Selman pulled lessons into the present day that echoed along the Mason Building’s walls when he was a student more than 30 years ago, sitting in Peter Parsonson’s undergraduate class on transportation — and still echo for him today.
“[Parsonson] stressed, quite a bit, the relationship between the highway, the driver and the car. He always talked about how you have to create the right balance,” said Selman, president of the infrastructure business line in North America for Arcadis and the fall 2018 speaker in the Kenneth Hyatt Distinguished Alumni Leadership Speaker Series.
“You understand the natural and built environment. … You will need to consider the third part of the puzzle, and that is the human element,” Selman said. “It could one person, it could be a group, it could be a community, it could be a city, it could be our global humanity.”
Those lessons about keeping people in the equation have been key in defining his approach to engineering and leadership, Selman said.
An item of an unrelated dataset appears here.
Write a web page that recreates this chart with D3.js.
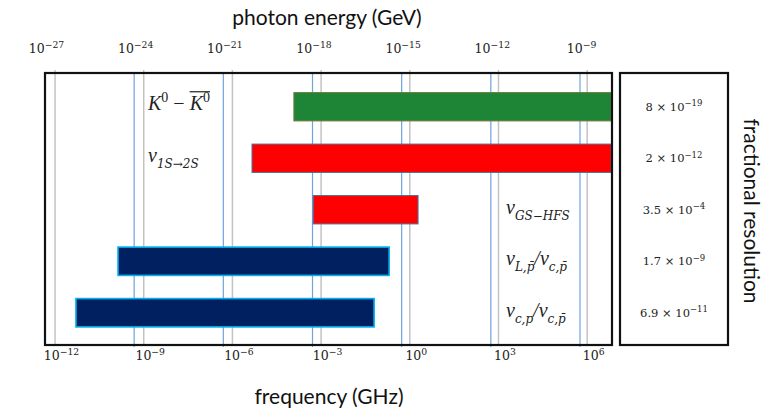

He recalled several examples of projects he worked on where clients said the biggest challenges were not technical or engineering; rather, they were challenges of building support for a project or convincing taxpayers to pay for it.
“Regardless of what you do, being able to understand and work with people will be key to your success.”
He said that all starts with each individual.
Wassim Selman talks with a student after the fall 2018 Hyatt lecture, which featured lessons Selman still carries with from his days as a civil engineering undergraduate at Georgia Tech in the 1980s. (Photo: Qiusen Huang)
“When we talk about people, the most critical person that you need to think about in that equation is you. That’s where it all starts,” he said. “The more you learn about yourself, the more you take that into consideration, and the more you actually think about where your passions are, the more successful you will be.”
Selman — who earned bachelor's, master's and doctoral degrees in civil engineering at Georgia Tech in the 1980s — suggested that passions beyond science and math would serve students well as they moved into their careers. He pointed to his own early dreams of becoming an actor. It was a short-lived dalliance once he discovered that his desire to succeed in school outweighed his stage-bound aspirations. But it led him to an important discovery.
“I realized soon after I started working that my passion for acting [could] be very valuable to me in my career, because the first thing an actor does is understand the person that they will be in a role,” Selman said.
“Think about those interests and passions you have in other areas, and think about those times when you think, ‘Maybe I shouldn’t be here becoming an engineer. Maybe I should follow my passion.’ My message to you is, you can do both.
“Your passions, no matter what they are outside the technical arena, will be very helpful to you. That’s who you are. Those are the passions that are going to result in the strength you will have as a person and as a professional.”